The Court will further reduce the requested fees by $7,357.50. Of that amount, $857.50 is attributed to charges for an associate who worked a de minimis 3.5 hours out of a total of more than 750 associate-hours. The remaining $6,500.00 accounts for duplicative charges resulting from significant time charged for attorney conferences, particularly during the first few months of Bell Nunnally's engagement. To arrive at the $6,500.00 number the Court has reviewed each charge for conferencing on Bell Nunnally's billing statements, considered the number of attorneys present at those conferences and the matters discussed. While it is impossible to determine precisely the time spent at each conference that is duplicative, the Court finds that $6,500.00 represents a reasonable approximation.
The Court therefore concludes that the Foundation is entitled to reasonable attorneys' fees of $349,693.50.
The Court also concludes that the Foundation may recover conditional attorneys' fees of up to $195,000.00, depending on the extent to which the judgment is appealed.
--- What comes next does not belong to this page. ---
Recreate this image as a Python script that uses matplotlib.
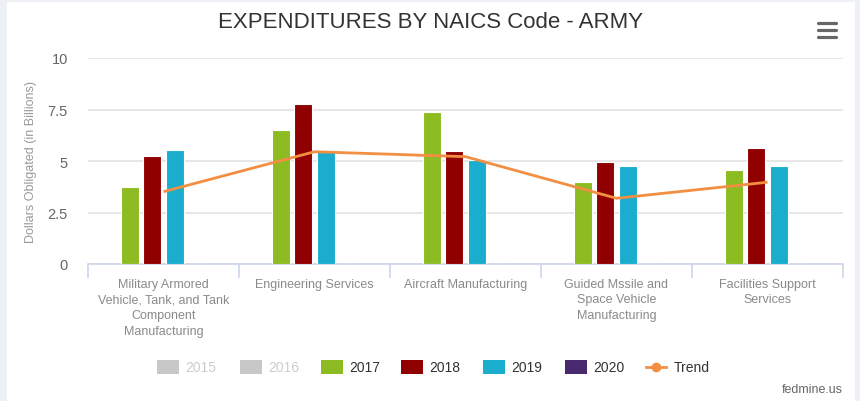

The reasonableness of that overall amount—and of the incremental amounts required at each stage of the post-judgment appeals process—is attested to in the Trowbridge Affidavit, and has not been challenged by Arnette. (Trowbridge Aff. at p. 24.) Thus, based on the evidence, those fees are reasonable if the work described is required to be done.
See supra, fn. 6
D. Recovery of Reasonable Expenses and Expert Fees
As noted above, the promissory notes at issue provide that the Foundation is entitled to recover "all costs of collection and enforcement." In addition to attorneys' fees, the Foundation incurred expenses and expert fees as part of those costs. The evidence shows that the Foundation's expenses total $26,268.78 and its expert fees total $30,461.08. The Court finds, and Arnette does not contest, that those expenses and fees are reasonable.
The Court notes that Lain Faulkner, the expert in this matter, voluntarily reduced its fees by $7,155.24 to reach the $30,461.08 sought here.
However, because some of those expenses and expert fees were incurred in connection with unrecoverable claims, the Foundation does not seek to recover the full amounts. Rather, the Foundation proposes that the same percentage that resulted from the segregation of the attorneys' fees be applied to the expenses—namely, eighty-five percent. The Court agrees that this is a sensible approach. Indeed, it comports with the Texas Supreme Court's holding in Chapa that when fees and expenses for recoverable and unrecoverable claims are sought segregation may be based on percentage estimates.
The Foundation proposed eighty-seven percent (representing the $357,051.00 in fees requested out of $410,926.00 in total fees). Because the Court further reduced the Foundation's fees by $7,357.50, eighty-five percent is the correct percentage reduction.
Eighty-five percent of the Foundation's expenses and expert fees are $22,328.46 and $25,891.92, respectively. Accordingly, $48,220.38 will be added to the Foundation's recoverable fees and expenses.
III. CONCLUSION
For the reasons stated above, the Court finds that the Foundation is entitled to recover its reasonable attorneys' fees and expenses from Arnette in the amount of $397,913.88, and conditional attorneys' fees of up to $195,000.00. The Foundation is instructed to draft a final judgment in this matter, circulate it to Arnette's counsel for review and approval as to form, and upload it to the Court for signature.